[start Data]

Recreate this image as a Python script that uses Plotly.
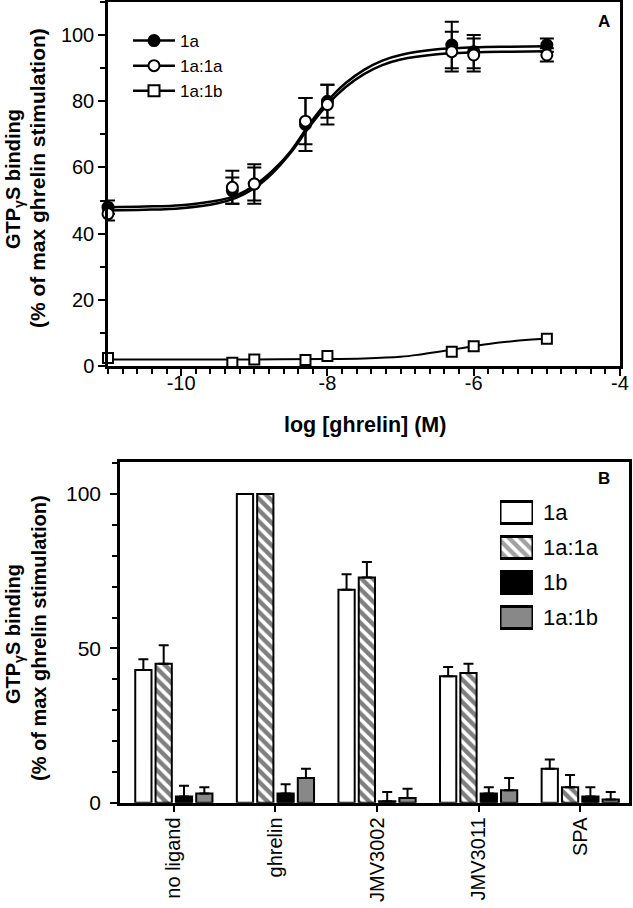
import plotly.graph_objects as go

# ---------------- Panel A data ----------------
log_conc = [-11, -9.3, -9, -8.3, -8, -6.3, -6, -5]
a1_vals = [48, 53, 55, 73, 80, 97, 95, 97]
a1_err = [2, 4, 5, 8, 5, 7, 5, 2]
a1a1_vals = [46, 54, 55, 74, 79, 95, 94, 94]
a1a1_err = [2, 5, 6, 7, 6, 6, 5, 2]
a1b_vals = [2.4, 1, 2, 1.8, 3, 4.3, 6, 8.2]

# fitted curves
fit_x = [-11, -10.5, -10, -9.5, -9.25, -9, -8.75, -8.5, -8.25, -8, -7.75, -7.5, -7.25, -7, -6.5, -6, -5.5, -5]
fit_a1 = [48.0, 48.2, 48.6, 50.0, 51.5, 54.5, 59.0, 65.0, 73.0, 80.0, 85.5, 89.5, 92.3, 94.0, 95.7, 96.3, 96.5, 96.6]
fit_a1a1 = [47.0, 47.2, 47.7, 49.2, 50.8, 53.7, 58.3, 64.5, 72.2, 79.0, 84.3, 88.2, 90.9, 92.6, 94.2, 94.8, 95.0, 95.1]
fit_b_x = [-11, -10, -9, -8, -7.5, -7, -6.75, -6.5, -6.25, -6, -5.75, -5.5, -5.25, -5]
fit_a1b = [2.0, 2.0, 2.0, 2.1, 2.3, 2.8, 3.4, 4.2, 5.1, 6.0, 6.8, 7.4, 7.9, 8.3]

a_xticks = [-10, -8, -6, -4]
a_xticktext = ["-10", "-8", "-6", "-4"]
a_yticks = [0, 20, 40, 60, 80, 100]

# ---------------- Panel B data ----------------
categories = ["no ligand", "ghrelin", "JMV3002", "JMV3011", "SPA"]
b_1a = [43, 100, 69, 41, 11]
b_1a_err = [3.5, 0, 5, 3, 3]
b_1a1a = [45, 100, 73, 42, 5]
b_1a1a_err = [6, 0, 5, 3, 4]
b_1b = [2, 3, 0.5, 3, 2]
b_1b_err = [3.5, 3, 3, 2, 3]
b_1a1b = [3, 8, 1.5, 4, 1]
b_1a1b_err = [2, 3, 3, 4, 2.5]
b_yticks = [0, 50, 100]

# legend of panel B (series names, swatch colours, swatch patterns)
b_series = ["1a", "1a:1a", "1b", "1a:1b"]
b_colors = ["white", "white", "black", "#888888"]
b_patterns = ["", "\\", "", ""]

W, H = 633, 908
FONT = "Liberation Sans, Arial, Helvetica, sans-serif"
LW = 2.5
HATCH = dict(fgcolor="black", bgcolor="white", size=8, solidity=0.55)
YTITLE_1 = "<b>GTP<sub>γ</sub>S binding</b>"
YTITLE_2 = "<b>(% of max ghrelin stimulation)</b>"


def px(x):
    return x / W


def py(y):
    return 1 - y / H


fig = go.Figure()

# ---- Panel A curves ----
fig.add_trace(go.Scatter(x=fit_x, y=fit_a1, mode="lines", line=dict(color="black", width=2.5, shape="spline"),
                         showlegend=False, xaxis="x", yaxis="y", hoverinfo="skip"))
fig.add_trace(go.Scatter(x=fit_x, y=fit_a1a1, mode="lines", line=dict(color="black", width=2.5, shape="spline"),
                         showlegend=False, xaxis="x", yaxis="y", hoverinfo="skip"))
fig.add_trace(go.Scatter(x=fit_b_x, y=fit_a1b, mode="lines", line=dict(color="black", width=2, shape="spline"),
                         showlegend=False, xaxis="x", yaxis="y", hoverinfo="skip"))

# ---- Panel A points ----
fig.add_trace(go.Scatter(x=log_conc, y=a1_vals, mode="markers", name="1a", showlegend=False,
                         marker=dict(symbol="circle", size=11, color="black", line=dict(color="black", width=2)),
                         error_y=dict(type="data", array=a1_err, color="black", thickness=2, width=7),
                         cliponaxis=False, xaxis="x", yaxis="y"))
fig.add_trace(go.Scatter(x=log_conc, y=a1a1_vals, mode="markers", name="1a:1a", showlegend=False,
                         marker=dict(symbol="circle", size=11, color="white", line=dict(color="black", width=2)),
                         error_y=dict(type="data", array=a1a1_err, color="black", thickness=2, width=7),
                         cliponaxis=False, xaxis="x", yaxis="y"))
fig.add_trace(go.Scatter(x=log_conc, y=a1b_vals, mode="markers", name="1a:1b", showlegend=False,
                         marker=dict(symbol="square", size=10, color="white", line=dict(color="black", width=2)),
                         cliponaxis=False, xaxis="x", yaxis="y"))

# legend entries for panel A (line + marker)
for nm, sym, col in [("1a", "circle", "black"), ("1a:1a", "circle", "white"), ("1a:1b", "square", "white")]:
    fig.add_trace(go.Scatter(x=[None], y=[None], mode="lines+markers", name=nm, legend="legend",
                             line=dict(color="black", width=2.5),
                             marker=dict(symbol=sym, size=11, color=col, line=dict(color="black", width=2)),
                             xaxis="x", yaxis="y"))


# ---- Panel B bars ----
def bar(vals, errs, name, color, pattern=None):
    return go.Bar(x=categories, y=vals, name=name, showlegend=False,
                  marker=dict(color=color, line=dict(color="black", width=2), pattern=pattern),
                  error_y=dict(type="data", array=errs, arrayminus=[0] * len(errs), symmetric=False,
                               color="black", thickness=2, width=5),
                  xaxis="x2", yaxis="y2")


fig.add_trace(bar(b_1a, b_1a_err, "1a", b_colors[0]))
fig.add_trace(bar(b_1a1a, b_1a1a_err, "1a:1a", b_colors[1], dict(shape=b_patterns[1], **HATCH)))
fig.add_trace(bar(b_1b, b_1b_err, "1b", b_colors[2]))
fig.add_trace(bar(b_1a1b, b_1a1b_err, "1a:1b", b_colors[3]))

# ---- Panel B legend: large swatches drawn in a small legend axis ----
fig.add_trace(go.Bar(y=b_series, x=[1] * len(b_series), orientation="h", width=0.63, showlegend=False,
                     marker=dict(color=b_colors, line=dict(color="black", width=3),
                                 pattern=dict(shape=b_patterns, **HATCH)),
                     hoverinfo="skip", xaxis="x3", yaxis="y3"))

axis_common = dict(showline=True, linecolor="black", linewidth=LW, mirror=True, showgrid=False, zeroline=False,
                   ticks="outside", tickcolor="black", tickwidth=2, ticklen=7, automargin=False)


def title_ann(text, x, y, size):
    return dict(text=text, textangle=-90, x=px(x), y=py(y), xref="paper", yref="paper",
                xanchor="center", yanchor="middle", showarrow=False,
                font=dict(family=FONT, size=size, color="black"))


fig.update_layout(
    width=W, height=H, margin=dict(l=0, r=0, t=0, b=0),
    paper_bgcolor="white", plot_bgcolor="white",
    font=dict(family=FONT, color="black"),
    barmode="group", bargap=0.2, bargroupgap=0.2,
    xaxis=dict(domain=[px(108), px(620)], range=[-11, -4], tickvals=a_xticks, ticktext=a_xticktext,
               minor=dict(dtick=0.2, ticklen=5, tickwidth=1.5, tickcolor="black", ticks="outside"),
               tickfont=dict(family=FONT, size=20, color="black"), ticklabelstandoff=-10,
               anchor="y", **axis_common),
    yaxis=dict(domain=[py(366), py(2)], range=[0, 110], tickvals=a_yticks,
               minor=dict(dtick=10, ticklen=5, tickwidth=1.5, tickcolor="black", ticks="outside"),
               tickfont=dict(family=FONT, size=20, color="black"),
               anchor="x", **axis_common),
    xaxis2=dict(domain=[px(120), px(629)], range=[-0.53, 4.48], type="category",
                categoryorder="array", categoryarray=categories, tickangle=-90,
                tickfont=dict(family=FONT, size=20, color="black"), ticklabelstandoff=-3,
                anchor="y2", **axis_common),
    yaxis2=dict(domain=[py(802.7), py(461.7)], range=[0, 110.5], tickvals=b_yticks,
                minor=dict(dtick=10, ticklen=5, tickwidth=1.5, tickcolor="black", ticks="outside"),
                tickfont=dict(family=FONT, size=21, color="black"), ticklabelstandoff=5,
                anchor="x2", **axis_common),
    xaxis3=dict(domain=[px(500), px(533)], range=[0, 1], visible=False, fixedrange=True, anchor="y3"),
    yaxis3=dict(domain=[py(635), py(495)], type="category", categoryorder="array",
                categoryarray=b_series[::-1], side="right", anchor="x3", showline=False, showgrid=False,
                zeroline=False, ticks="", ticklabelstandoff=9, automargin=False, fixedrange=True,
                tickfont=dict(family=FONT, size=22, color="black")),
    legend=dict(x=px(128), y=py(23), xanchor="left", yanchor="top", bgcolor="rgba(0,0,0,0)",
                font=dict(family=FONT, size=17, color="black"), itemwidth=42),
    annotations=[
        title_ann(YTITLE_1, 14, 179, 20),
        title_ann(YTITLE_2, 38, 178, 21),
        title_ann(YTITLE_1, 14, 634, 20),
        title_ann(YTITLE_2, 39, 638, 20),
        dict(text="<b>log [ghrelin] (M)</b>", x=px(365), y=py(425), xref="paper", yref="paper",
             xanchor="center", yanchor="middle",
             showarrow=False, font=dict(family=FONT, size=21.5, color="black")),
        dict(text="<b>A</b>", x=px(604), y=py(22), xref="paper", yref="paper", showarrow=False,
             xanchor="center", yanchor="middle", font=dict(family=FONT, size=17, color="black")),
        dict(text="<b>B</b>", x=px(604), y=py(478), xref="paper", yref="paper", showarrow=False,
             xanchor="center", yanchor="middle", font=dict(family=FONT, size=17, color="black")),
    ],
)

fig.write_html("out.html", config={"displayModeBar": False},
               post_script="document.body.style.margin='0';document.body.style.padding='0';")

[end Data]

■ Set exercise
Repeat the listing above exactly from its first line to the line containing "a1b_vals = [2.4, 1, 2, 1.8, 3, 4.3, 6, 8.2]", both included, and omit the pictures.

■ Result of the exercise
Recreate this image as a Python script that uses Plotly.
import plotly.graph_objects as go

# ---------------- Panel A data ----------------
log_conc = [-11, -9.3, -9, -8.3, -8, -6.3, -6, -5]
a1_vals = [48, 53, 55, 73, 80, 97, 95, 97]
a1_err = [2, 4, 5, 8, 5, 7, 5, 2]
a1a1_vals = [46, 54, 55, 74, 79, 95, 94, 94]
a1a1_err = [2, 5, 6, 7, 6, 6, 5, 2]
a1b_vals = [2.4, 1, 2, 1.8, 3, 4.3, 6, 8.2]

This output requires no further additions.